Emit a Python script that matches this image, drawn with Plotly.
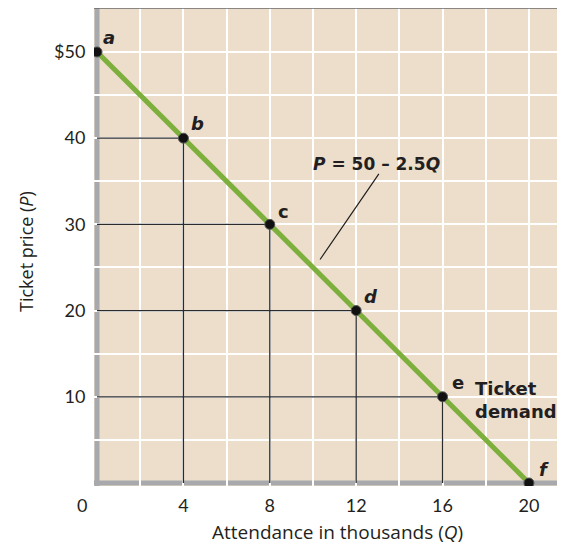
import plotly.graph_objects as go

# Data
Q = [0, 4, 8, 12, 16, 20]
P = [50, 40, 30, 20, 10, 0]
point_labels = ["a", "b", "c", "d", "e", "f"]
label_italic = [True, True, False, True, False, True]
x_ticks = [4, 8, 12, 16, 20]
x_ticktext = ["4", "8", "12", "16", "20"]
x_minor = [2, 6, 10, 14, 18]
y_ticks = [10, 20, 30, 40, 50]
y_ticktext = ["10", "20", "30", "40", "$50"]
y_minor = [5, 15, 25, 35, 45, 55]
guide_points = [1, 2, 3, 4]  # indices of b, c, d, e

BG = "#ECDECB"
GREEN = "#7DAF3D"
AXIS_GRAY = "#A7A9AC"
FONT = "Lato"
TITLE_FONT = "Open Sans"
BOLD = "DejaVu Sans"
TXT = "#231F20"

W, H = 557, 538
ml, mr, mt, mb = 86, 0, 0, 60
pw, ph = W - ml - mr, H - mt - mb
XR = [-0.14, 21.67]
YR = [-0.35, 55.1]


def px(fx):
    return (fx - ml) / pw


def py(fy):
    return (H - mb - fy) / ph


fig = go.Figure()

# guide lines
for i in guide_points:
    fig.add_trace(go.Scatter(
        x=[0, Q[i], Q[i]], y=[P[i], P[i], 0], mode="lines",
        line=dict(color="#2B2B2B", width=1.3), hoverinfo="skip", showlegend=False))

# demand line
fig.add_trace(go.Scatter(x=Q, y=P, mode="lines",
                         line=dict(color=GREEN, width=5), showlegend=False))
# points
fig.add_trace(go.Scatter(x=Q, y=P, mode="markers",
                         marker=dict(color="#111111", size=10, line=dict(color="#555555", width=1)),
                         showlegend=False))

# gray axes
fig.add_shape(type="line", xref="x", yref="y", x0=0, x1=0, y0=YR[0], y1=YR[1],
              line=dict(color=AXIS_GRAY, width=5), layer="below")
fig.add_shape(type="line", xref="x", yref="y", x0=XR[0], x1=XR[1], y0=0, y1=0,
              line=dict(color=AXIS_GRAY, width=5), layer="below")
# top border
fig.add_shape(type="line", xref="paper", yref="paper", x0=0, x1=1, y0=1, y1=1,
              line=dict(color="#6A6A6A", width=1.5))

annotations = []
offsets = [(12, 14), (14, 15), (14, 13), (15, 14), (15, 14), (15, 13)]
for q, p, lab, it, (dx, dy) in zip(Q, P, point_labels, label_italic, offsets):
    txt = f"<b><i>{lab}</i></b>" if it else f"<b>{lab}</b>"
    annotations.append(dict(x=q, y=p, xref="x", yref="y", text=txt, showarrow=False,
                            xshift=dx, yshift=dy, font=dict(family=BOLD, size=18, color=TXT)))

# equation label + leader
annotations.append(dict(x=13.05, y=35.85, xref="x", yref="y", ax=10.28, ay=25.75,
                        axref="x", ayref="y", text="", showarrow=True, arrowhead=0,
                        arrowwidth=1.2, arrowcolor="#231F20"))
annotations.append(dict(x=12.96, y=37.0, xref="x", yref="y",
                        text="<b><i>P</i> = 50 – 2.5<i>Q</i></b>", showarrow=False,
                        xanchor="center", yanchor="middle",
                        font=dict(family=BOLD, size=17, color=TXT)))
annotations.append(dict(x=16, y=10, xref="x", yref="y", xanchor="left", yanchor="middle",
                        text="<b>Ticket<br>demand</b>", showarrow=False, align="left",
                        xshift=30, yshift=-3,
                        font=dict(family=BOLD, size=18, color=TXT)))
# zero label
annotations.append(dict(x=0, y=0, xref="x", yref="y", text="0", showarrow=False,
                        xanchor="center", yanchor="middle",
                        xshift=-15, yshift=-22, font=dict(family=FONT, size=18, color=TXT)))
# axis titles
annotations.append(dict(x=px(329), y=py(524), xref="paper", yref="paper",
                        xanchor="center", yanchor="middle",
                        text="Attendance in thousands (<i>Q</i>)",
                        showarrow=False, font=dict(family=TITLE_FONT, size=19, color=TXT)))
annotations.append(dict(x=px(18), y=py(244), xref="paper", yref="paper",
                        xanchor="center", yanchor="middle",
                        text="Ticket price (<i>P</i>)", textangle=-90, showarrow=False,
                        font=dict(family=TITLE_FONT, size=18, color=TXT)))

fig.update_layout(
    annotations=annotations,
    width=W, height=H,
    margin=dict(l=ml, r=mr, t=mt, b=mb, autoexpand=False),
    paper_bgcolor="white", plot_bgcolor=BG,
    font=dict(family=FONT, size=18, color=TXT),
    xaxis=dict(range=XR, tickvals=x_ticks, ticktext=x_ticktext,
               showgrid=True, gridcolor="white", gridwidth=1.5, zeroline=False, showline=False,
               ticks="outside", ticklen=3, tickcolor="rgba(0,0,0,0)",
               minor=dict(tickvals=x_minor, showgrid=True, gridcolor="white", gridwidth=1.5),
               tickfont=dict(family=FONT, size=18, color=TXT), fixedrange=True),
    yaxis=dict(range=YR, tickvals=y_ticks, ticktext=y_ticktext,
               showgrid=True, gridcolor="white", gridwidth=1.5, zeroline=False, showline=False,
               ticks="outside", ticklen=4, tickcolor="rgba(0,0,0,0)",
               minor=dict(tickvals=y_minor, showgrid=True, gridcolor="white", gridwidth=1.5),
               tickfont=dict(family=FONT, size=18, color=TXT), fixedrange=True),
    showlegend=False,
)

fig.write_html("out.html")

━━━━━━━━━━━━━━━━━━━━

▶ Stated task
Without including any pictures, reproduce the listing exactly.

▶ Finished task
Emit a Python script that matches this image, drawn with Plotly.
import plotly.graph_objects as go

# Data
Q = [0, 4, 8, 12, 16, 20]
P = [50, 40, 30, 20, 10, 0]
point_labels = ["a", "b", "c", "d", "e", "f"]
label_italic = [True, True, False, True, False, True]
x_ticks = [4, 8, 12, 16, 20]
x_ticktext = ["4", "8", "12", "16", "20"]
x_minor = [2, 6, 10, 14, 18]
y_ticks = [10, 20, 30, 40, 50]
y_ticktext = ["10", "20", "30", "40", "$50"]
y_minor = [5, 15, 25, 35, 45, 55]
guide_points = [1, 2, 3, 4]  # indices of b, c, d, e

BG = "#ECDECB"
GREEN = "#7DAF3D"
AXIS_GRAY = "#A7A9AC"
FONT = "Lato"
TITLE_FONT = "Open Sans"
BOLD = "DejaVu Sans"
TXT = "#231F20"

W, H = 557, 538
ml, mr, mt, mb = 86, 0, 0, 60
pw, ph = W - ml - mr, H - mt - mb
XR = [-0.14, 21.67]
YR = [-0.35, 55.1]


def px(fx):
    return (fx - ml) / pw


def py(fy):
    return (H - mb - fy) / ph


fig = go.Figure()

# guide lines
for i in guide_points:
    fig.add_trace(go.Scatter(
        x=[0, Q[i], Q[i]], y=[P[i], P[i], 0], mode="lines",
        line=dict(color="#2B2B2B", width=1.3), hoverinfo="skip", showlegend=False))

# demand line
fig.add_trace(go.Scatter(x=Q, y=P, mode="lines",
                         line=dict(color=GREEN, width=5), showlegend=False))
# points
fig.add_trace(go.Scatter(x=Q, y=P, mode="markers",
                         marker=dict(color="#111111", size=10, line=dict(color="#555555", width=1)),
                         showlegend=False))

# gray axes
fig.add_shape(type="line", xref="x", yref="y", x0=0, x1=0, y0=YR[0], y1=YR[1],
              line=dict(color=AXIS_GRAY, width=5), layer="below")
fig.add_shape(type="line", xref="x", yref="y", x0=XR[0], x1=XR[1], y0=0, y1=0,
              line=dict(color=AXIS_GRAY, width=5), layer="below")
# top border
fig.add_shape(type="line", xref="paper", yref="paper", x0=0, x1=1, y0=1, y1=1,
              line=dict(color="#6A6A6A", width=1.5))

annotations = []
offsets = [(12, 14), (14, 15), (14, 13), (15, 14), (15, 14), (15, 13)]
for q, p, lab, it, (dx, dy) in zip(Q, P, point_labels, label_italic, offsets):
    txt = f"<b><i>{lab}</i></b>" if it else f"<b>{lab}</b>"
    annotations.append(dict(x=q, y=p, xref="x", yref="y", text=txt, showarrow=False,
                            xshift=dx, yshift=dy, font=dict(family=BOLD, size=18, color=TXT)))

# equation label + leader
annotations.append(dict(x=13.05, y=35.85, xref="x", yref="y", ax=10.28, ay=25.75,
                        axref="x", ayref="y", text="", showarrow=True, arrowhead=0,
                        arrowwidth=1.2, arrowcolor="#231F20"))
annotations.append(dict(x=12.96, y=37.0, xref="x", yref="y",
                        text="<b><i>P</i> = 50 – 2.5<i>Q</i></b>", showarrow=False,
                        xanchor="center", yanchor="middle",
                        font=dict(family=BOLD, size=17, color=TXT)))
annotations.append(dict(x=16, y=10, xref="x", yref="y", xanchor="left", yanchor="middle",
                        text="<b>Ticket<br>demand</b>", showarrow=False, align="left",
                        xshift=30, yshift=-3,
                        font=dict(family=BOLD, size=18, color=TXT)))
# zero label
annotations.append(dict(x=0, y=0, xref="x", yref="y", text="0", showarrow=False,
                        xanchor="center", yanchor="middle",
                        xshift=-15, yshift=-22, font=dict(family=FONT, size=18, color=TXT)))
# axis titles
annotations.append(dict(x=px(329), y=py(524), xref="paper", yref="paper",
                        xanchor="center", yanchor="middle",
                        text="Attendance in thousands (<i>Q</i>)",
                        showarrow=False, font=dict(family=TITLE_FONT, size=19, color=TXT)))
annotations.append(dict(x=px(18), y=py(244), xref="paper", yref="paper",
                        xanchor="center", yanchor="middle",
                        text="Ticket price (<i>P</i>)", textangle=-90, showarrow=False,
                        font=dict(family=TITLE_FONT, size=18, color=TXT)))

fig.update_layout(
    annotations=annotations,
    width=W, height=H,
    margin=dict(l=ml, r=mr, t=mt, b=mb, autoexpand=False),
    paper_bgcolor="white", plot_bgcolor=BG,
    font=dict(family=FONT, size=18, color=TXT),
    xaxis=dict(range=XR, tickvals=x_ticks, ticktext=x_ticktext,
               showgrid=True, gridcolor="white", gridwidth=1.5, zeroline=False, showline=False,
               ticks="outside", ticklen=3, tickcolor="rgba(0,0,0,0)",
               minor=dict(tickvals=x_minor, showgrid=True, gridcolor="white", gridwidth=1.5),
               tickfont=dict(family=FONT, size=18, color=TXT), fixedrange=True),
    yaxis=dict(range=YR, tickvals=y_ticks, ticktext=y_ticktext,
               showgrid=True, gridcolor="white", gridwidth=1.5, zeroline=False, showline=False,
               ticks="outside", ticklen=4, tickcolor="rgba(0,0,0,0)",
               minor=dict(tickvals=y_minor, showgrid=True, gridcolor="white", gridwidth=1.5),
               tickfont=dict(family=FONT, size=18, color=TXT), fixedrange=True),
    showlegend=False,
)

fig.write_html("out.html")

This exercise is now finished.